I think we could all agree that the less often we find ourselves in that situation, the better off we are in all areas of life. So I’d like to share some thoughts on being free from the tendency of doing or saying things we’d rather not, and consistently being what my friend and mentor John Spence calls our “ideal me”.
A major obstacle to being our ideal me is not really knowing exactly who our ideal me is. I suggest you really think about who is your ideal me, and then write it down.
What type of qualities do you most aspire to have? How does the ideal you treat others on a regular basis? How does the ideal you respond to intense situations, like when someone is treating you unfairly, unkindly, aggressively, or in another way that could give rise to difficult emotions like anger or fear?

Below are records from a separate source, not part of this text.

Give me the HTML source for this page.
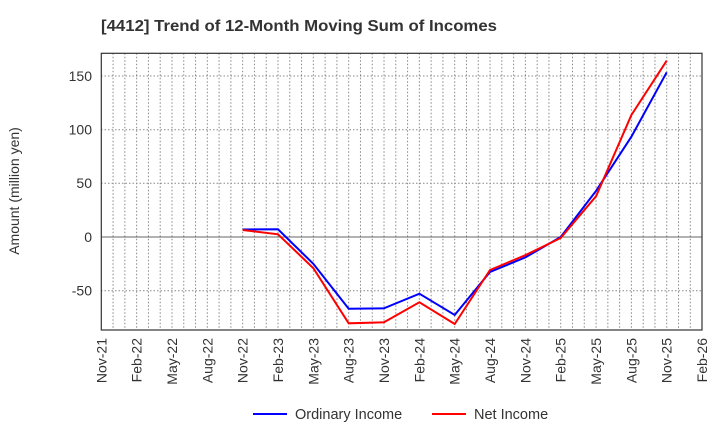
<!DOCTYPE html>
<html><head><meta charset="utf-8"><style>body{margin:0;background:#fff}svg{display:block;font-family:"Liberation Sans",sans-serif}</style></head>
<body>
<svg width="720" height="440" xmlns="http://www.w3.org/2000/svg">
<text x="101" y="31" font-size="16" font-weight="bold" fill="#333" textLength="396" lengthAdjust="spacingAndGlyphs">[4412]  Trend of 12-Month Moving Sum of Incomes</text>
<g id="vg" stroke="#888" stroke-width="1" stroke-dasharray="1.5,2"></g>
<g stroke="#888" stroke-width="1" stroke-dasharray="1.5,2">
<line x1="101" x2="702" y1="76" y2="76"/><line x1="101" x2="702" y1="129.7" y2="129.7"/><line x1="101" x2="702" y1="183.3" y2="183.3"/><line x1="101" x2="702" y1="290.7" y2="290.7"/>
</g>
<line x1="101" x2="702" y1="237" y2="237" stroke="#666" stroke-width="1"/>
<rect x="101.3" y="53.3" width="600.7" height="276.7" fill="none" stroke="#333" stroke-width="1.2"/>
<g font-size="14" fill="#333" text-anchor="end">
<text x="92" y="81">150</text><text x="92" y="134.5">100</text><text x="92" y="188">50</text><text x="92" y="242">0</text><text x="92" y="295.5">-50</text>
</g>
<text transform="translate(19,191) rotate(-90)" font-size="14" fill="#333" text-anchor="middle">Amount (million yen)</text>
<g id="xl" font-size="14" fill="#333" text-anchor="end"></g>
<polyline fill="none" stroke="#0000ff" stroke-width="2" points="242.7,229.5 278,229.3 313.3,263.8 348.7,308.7 384,308.3 419.4,293.7 454.7,315 490,272 525.4,257.4 560.7,237 596.1,190.8 631.4,136.7 666.7,72.3"/>
<polyline fill="none" stroke="#ff0000" stroke-width="2" points="242.7,230 278,234.3 313.3,268.1 348.7,323.3 384,322.3 419.4,302.3 454.7,324 490,270 525.4,255.2 560.7,238 596.1,196.2 631.4,115 666.7,60.7"/>
<line x1="253" x2="287" y1="414" y2="414" stroke="#0000ff" stroke-width="2"/>
<text x="295" y="419" font-size="14.5" fill="#333">Ordinary Income</text>
<line x1="432" x2="466" y1="414" y2="414" stroke="#ff0000" stroke-width="2"/>
<text x="474" y="419" font-size="14.5" fill="#333">Net Income</text>
<script>
var vg=document.getElementById('vg'),xl=document.getElementById('xl'),ns='http://www.w3.org/2000/svg';
for(var m=1;m<51;m++){var x=101.3+m*11.78;var l=document.createElementNS(ns,'line');l.setAttribute('x1',x);l.setAttribute('x2',x);l.setAttribute('y1',53.3);l.setAttribute('y2',330);vg.appendChild(l);}
var mn=['Nov','Feb','May','Aug'];
for(var i=0;i<=17;i++){var m=i*3,x=101.3+m*11.78;var yr=21+Math.floor((i+3)/4);var t=document.createElementNS(ns,'text');t.setAttribute('transform','translate('+(x+5)+',338) rotate(-90)');t.textContent=mn[i%4]+'-'+yr;xl.appendChild(t);}
</script>
</svg>
</body></html>
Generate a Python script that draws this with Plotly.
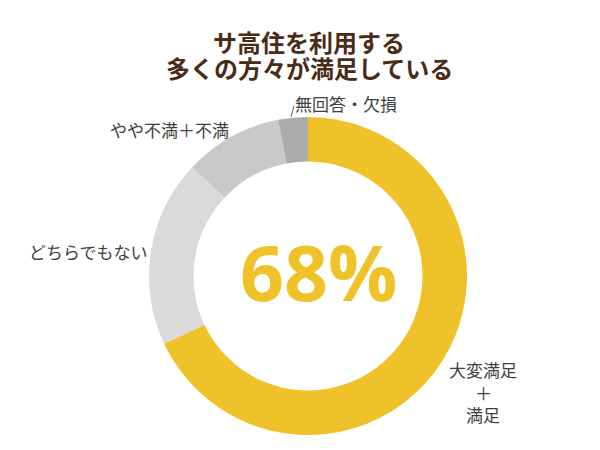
import plotly.graph_objects as go

labels = ["大変満足＋満足", "どちらでもない", "やや不満＋不満", "無回答・欠損"]
values = [68, 19, 10, 3]
colors = ["#F0C229", "#DADADA", "#C9C9C9", "#ABABAB"]

title_lines = ["サ高住を利用する", "多くの方々が満足している"]
center_text = "68%"

# the page adds an 8px body margin, so positions measured on the
# screenshot are shifted back by it
OFF = 8


def px(x, y):
    return (x - OFF) / 600, 1 - (y - OFF) / 450


fig = go.Figure()

x0, y1 = px(149, 117)
x1, y0 = px(467, 435)
fig.add_trace(
    go.Pie(
        labels=labels,
        values=values,
        hole=0.72,
        sort=False,
        direction="clockwise",
        rotation=0,
        marker=dict(colors=colors, line=dict(width=0)),
        textinfo="none",
        hoverinfo="label+percent",
        showlegend=False,
        domain=dict(x=[x0, x1], y=[y0, y1]),
    )
)

title_font = dict(family="Noto Sans CJK JP", size=24, color="#4A2B16")
label_font = dict(family="Noto Sans CJK JP", size=17, color="#404040")

ann_specs = [
    (309, 41, "<b>" + title_lines[0] + "</b>", title_font),
    (309, 67, "<b>" + title_lines[1] + "</b>", title_font),
    (318, 271, "<b>" + center_text + "</b>",
     dict(family="Open Sans", size=77, color="#F0C229")),
    (346, 103, labels[3], label_font),
    (169, 130, labels[2], label_font),
    (88, 251, labels[1], label_font),
    (483, 369, "大変満足", label_font),
    (483, 392, "＋", label_font),
    (483, 414, "満足", label_font),
]
annotations = []
for ax, ay, text, font in ann_specs:
    px_x, px_y = px(ax, ay)
    annotations.append(
        dict(x=px_x, y=px_y, text=text, font=font, xref="paper", yref="paper",
             showarrow=False, xanchor="center", yanchor="middle")
    )

lx0, ly0 = px(291, 117)
lx1, ly1 = px(294, 106)

fig.update_layout(
    width=600,
    height=450,
    margin=dict(l=0, r=0, t=0, b=0),
    paper_bgcolor="white",
    plot_bgcolor="white",
    annotations=annotations,
    shapes=[
        dict(type="line", xref="paper", yref="paper",
             x0=lx0, y0=ly0, x1=lx1, y1=ly1,
             line=dict(color="#606060", width=1)),
    ],
)

fig.write_html("out.html")
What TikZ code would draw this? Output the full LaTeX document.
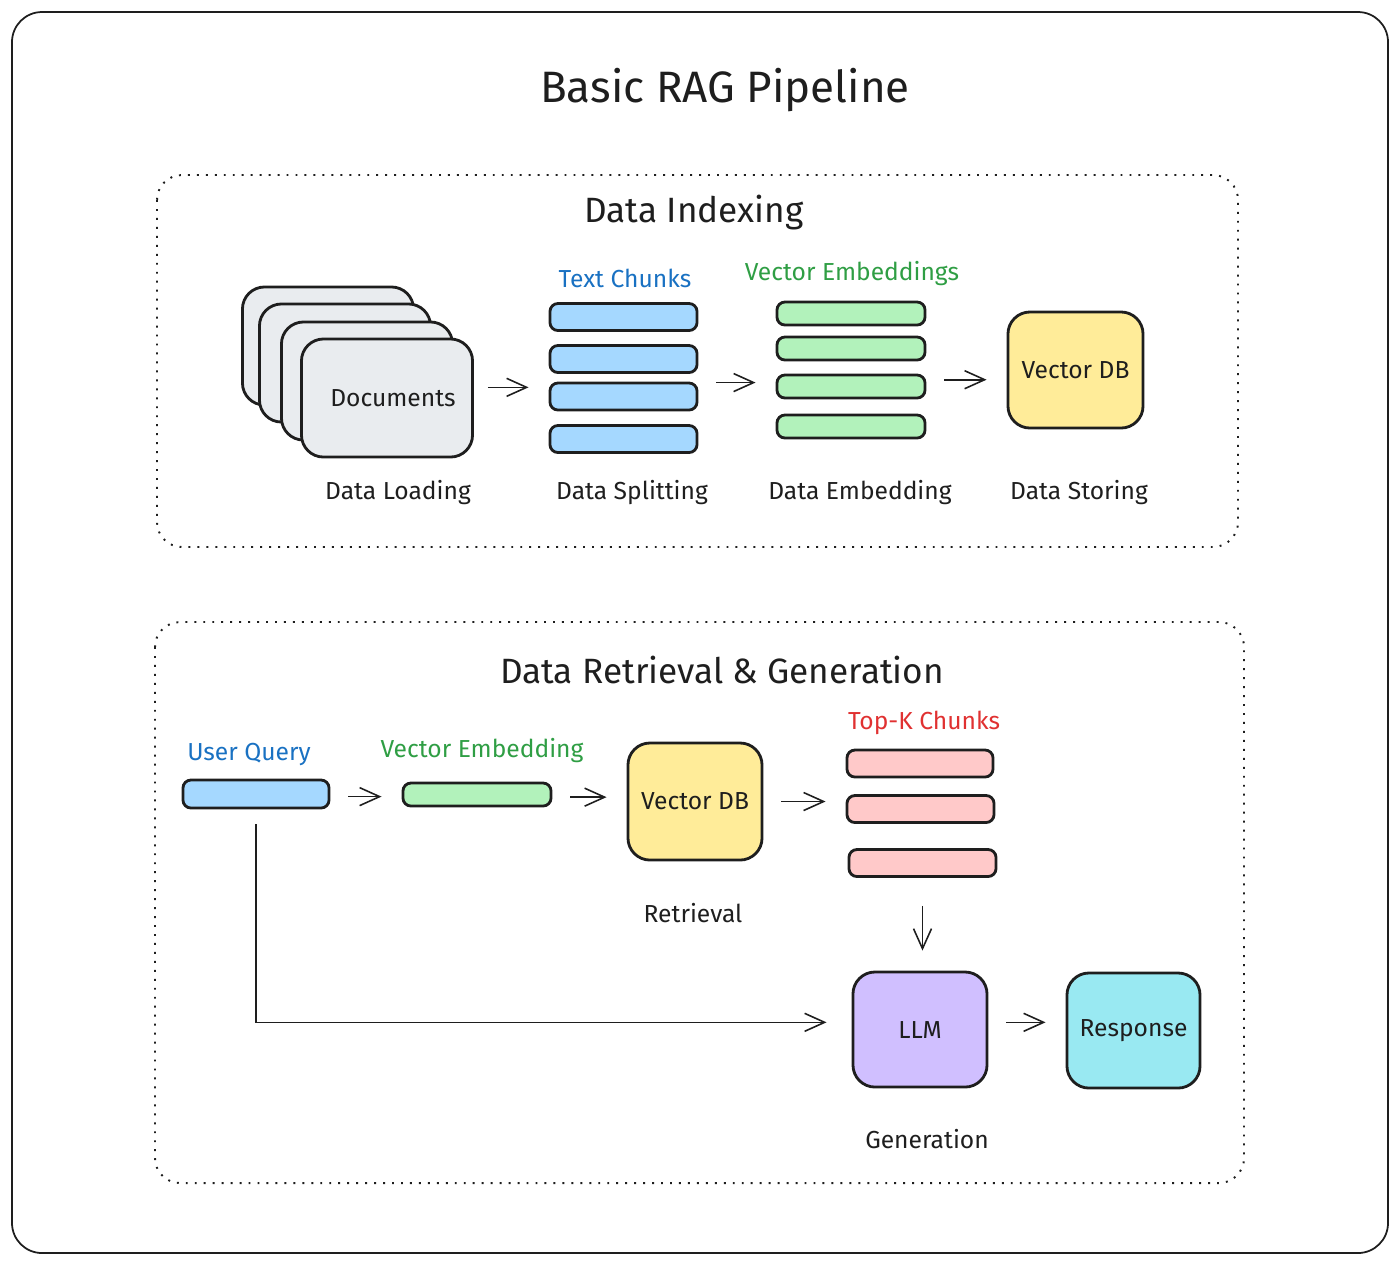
\documentclass[tikz,border=0pt]{standalone}
\usepackage{fontspec}
\setmainfont{Fira Sans}
\usepackage{xcolor}
\usetikzlibrary{arrows.meta}

\definecolor{ink}{HTML}{1E1E1E}
\definecolor{txtblue}{HTML}{1971C2}
\definecolor{txtgreen}{HTML}{2F9E44}
\definecolor{txtred}{HTML}{E03131}
\definecolor{fillgray}{HTML}{E9ECEF}
\definecolor{fillblue}{HTML}{A5D8FF}
\definecolor{fillgreen}{HTML}{B2F2BB}
\definecolor{fillyellow}{HTML}{FFEC99}
\definecolor{fillpink}{HTML}{FFC9C9}
\definecolor{fillviolet}{HTML}{D0BFFF}
\definecolor{fillcyan}{HTML}{99E9F2}

\begin{document}
\begin{tikzpicture}[x=0.01cm, y=-0.01cm, >={Straight Barb[length=2mm, width=1.8mm]}, font=\fontsize{7}{8}\selectfont, text=ink]
	\tikzstyle{card} = [draw=ink, thick, rounded corners=2.2mm, inner sep=0pt, minimum width=1.34cm, minimum height=1.16cm]
	\tikzstyle{doc} = [card, fill=fillgray, minimum width=1.71cm, minimum height=1.18cm]
	\tikzstyle{bar} = [draw=ink, thick, rounded corners=0.8mm, inner sep=0pt, minimum width=1.47cm, minimum height=0.27cm]
	\tikzstyle{ebar} = [bar, fill=fillgreen, minimum width=1.48cm, minimum height=0.23cm]
	\tikzstyle{tag} = [inner sep=1pt]
	\tikzstyle{head} = [inner sep=1pt, font=\fontsize{10}{12}\selectfont]
	\tikzstyle{arr} = [->, color=ink, line width=0.45pt, shorten <=1.8mm, shorten >=2mm]
	\tikzstyle{frame} = [draw=ink, line width=0.5pt, rounded corners=3mm]
	\tikzstyle{group} = [draw=ink, line width=0.55pt, dotted, rounded corners=2.5mm]

	\useasboundingbox (0, 0) rectangle (1400, 1265);
	\draw[frame] (12, 12) rectangle (1388, 1253);
	\draw[group] (157, 175) rectangle (1238, 547);
	\draw[group] (155, 622) rectangle (1244, 1183);

	% titles
	\node[head, font=\fontsize{12.5}{15}\selectfont] at (725, 90) (title) {Basic RAG Pipeline};
	\node[head] at (694, 213) (idx) {Data Indexing};
	\node[head] at (722, 670) (rag) {Data Retrieval \& Generation};

	% data indexing
	\node[doc] at (328, 346) (doc1) {};
	\node[doc] at (345, 363) (doc2) {};
	\node[doc] at (367, 381) (doc3) {};
	\node[doc] at (387, 398) (doc4) {\hspace{1.2mm}Documents};
	\node[tag] at (398, 492) (load) {Data Loading};

	\node[tag, text=txtblue] at (625, 278) (chk) {Text Chunks};
	\node[bar, fill=fillblue] at (623.5, 317) (c1) {};
	\node[bar, fill=fillblue] at (623.5, 359) (c2) {};
	\node[bar, fill=fillblue] at (623.5, 396.5) (c3) {};
	\node[bar, fill=fillblue] at (623.5, 439) (c4) {};
	\node[tag] at (632, 492) (split) {Data Splitting};

	\node[tag, text=txtgreen] at (852, 274) (emb) {Vector Embeddings};
	\node[ebar] at (851, 313.5) (e1) {};
	\node[ebar] at (851, 348.5) (e2) {};
	\node[ebar] at (851, 386.5) (e3) {};
	\node[ebar] at (851, 426.5) (e4) {};
	\node[tag] at (860, 492) (embed) {Data Embedding};

	\node[card, fill=fillyellow, minimum width=1.35cm] at (1075.5, 370) (vdb1) {Vector DB};
	\node[tag] at (1079, 492) (store) {Data Storing};

	% retrieval and generation
	\node[tag, text=txtblue] at (249, 754) (uq) {User Query};
	\node[bar, fill=fillblue, minimum width=1.46cm, minimum height=0.28cm] at (256, 794) (q) {};
	\node[tag, text=txtgreen] at (482, 750) (qemb) {Vector Embedding};
	\node[ebar] at (477, 794.5) (qe) {};
	\node[card, fill=fillyellow, minimum height=1.17cm] at (695, 801.5) (vdb2) {Vector DB};
	\node[tag] at (693, 913) (retr) {Retrieval};

	\node[tag, text=txtred] at (924, 723) (topk) {Top-K Chunks};
	\node[bar, fill=fillpink, minimum width=1.46cm] at (920, 763.5) (k1) {};
	\node[bar, fill=fillpink] at (920.5, 809) (k2) {};
	\node[bar, fill=fillpink] at (922.5, 863) (k3) {};

	\node[card, fill=fillviolet, minimum height=1.15cm] at (920, 1029.5) (llm) {LLM};
	\node[card, fill=fillcyan, minimum width=1.33cm, minimum height=1.15cm] at (1133.5, 1030.5) (resp) {Response};
	\node[tag] at (927, 1139) (gen) {Generation};

	\path[arr]
	(doc4.7)		edge	[shorten <=1.4mm]	(doc4.7 -| c1.west)
	(e3.177 -| c3.east)	edge				(e3.177)
	(vdb1.188 -| e3.east)	edge				(vdb1.188)
	(q.358)			edge				(q.358 -| qe.west)
	(qe.358)		edge				(qe.358 -| vdb2.west)
	(vdb2.east)		edge				(vdb2.east -| k2.west)
	(k3.south)		edge	[shorten <=2.8mm]	(k3.south |- llm.north)
	(llm.6)			edge				(llm.6 -| resp.west);
	\draw[arr, shorten <=1.5mm, shorten >=2.5mm] (q.south) |- (llm.174);
\end{tikzpicture}
\end{document}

Write these down in the present tense. For example, “I am kind. I respond to annoying people with patience and kindness. Etc. “
Once you’ve written a clear, brief description of your ideal me, I suggest that each morning, at some point before getting into the flow of the day, you read out loud your description of your ideal you, so that it becomes firmly planted in your subconscious mind.
Although these first two steps are very important, they will be of little value if we haven’t developed a high level of self-awareness. When difficult emotions or conditioned, habitual reactions arise, we will find that we forget all about being our ideal me once we get caught by those habitual reactions.
Thus, having a solid daily practice of mindfulness is essential for consistently being the person we want to be, which means being a person of integrity.
The stronger our practice of mindfulness, the easier it is to see our habitual reactions arise internally and have some space around them. As long as there is some space between our awareness and whatever thoughts or emotions are present, we are able respond in a way that is in accord with our aspirations. We can consistently be the person we aspire to be.
A particularly helpful practice for consistently being who we aspire to be is below (it is much more effective if we already have a strong daily practice of mindfulness).
Whenever you notice a thought pattern or emotion that is not in accord with your ideal me:
- Mentally note the emotion/thought and stop interacting with the perceived cause of the reaction except to ask for a moment or excuse yourself.
- Take 1-3 consciously controlled breaths. This stops the emotive response in the body.
- Investigate the emotion with awareness. What is anger like in the body?
- Take a moment to think of how you would like to respond to the situation or person in a way that is in accordance with your ideal me.